Local politics in the Suru valley of northern India
[Thesis]
Grist, Nicola
Goldsmiths, University of London
1998
Thesis (Ph.D.)
1998
This thesis addresses the politics of the yokma-pa, a Shi'ite faction in the Suru valley in the Ladakh district of Jammu and Kashmir state, in Northern India. I use the term factions as this is one of two Shi'ite religious groups in the area that between them contain the majority of the population, and are normally opposed to each other. Recently, the yokma-pa have apparently undergone a major political shift from the 1 960s, when they had a millenarian ideology and were primarily concerned with their own local religious agenda. In the 1990s, they have taken on the role of an interest group in the context of electoral politics and the local administration. Education is a major contemporary issue in the area, and through opening their own English medium private school in Suru, they are addressing the stereotype held by the administration and in popular discourse in the area that Shi'ahs in Suru are backward and irrational. The thesis demonstrates the continuity between these two phases.

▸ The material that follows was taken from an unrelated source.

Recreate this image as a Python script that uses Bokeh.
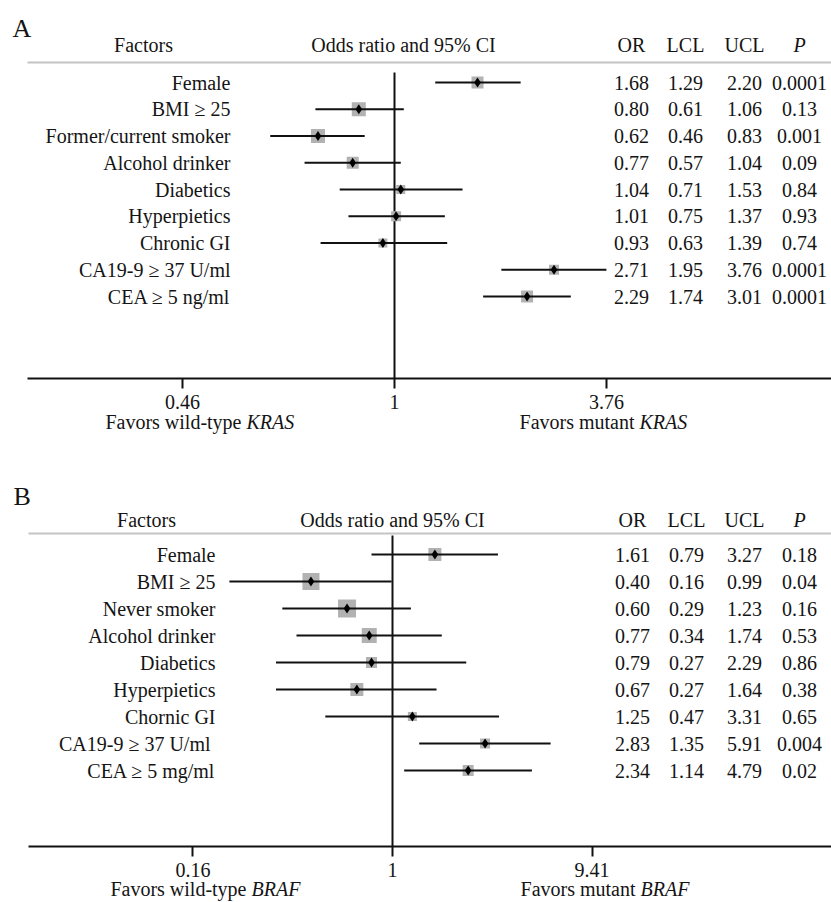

It also shows that the yokma-pa constitutes a legitimate political organisation, at the same time as being a religious organisation and a faction. This thesis makes an important contribution to the anthropology of Ladakh, since there is now a large amount of detailed ethnography on Buddhists, but very little on Muslims, who also remain relatively neglected in the ethnography of India more generally. It may also contribute to academic debates on political forms in India in the context of the current political crisis, especially the rise of Hindu communalism, since there is a dearth of contemporary studies of local politics.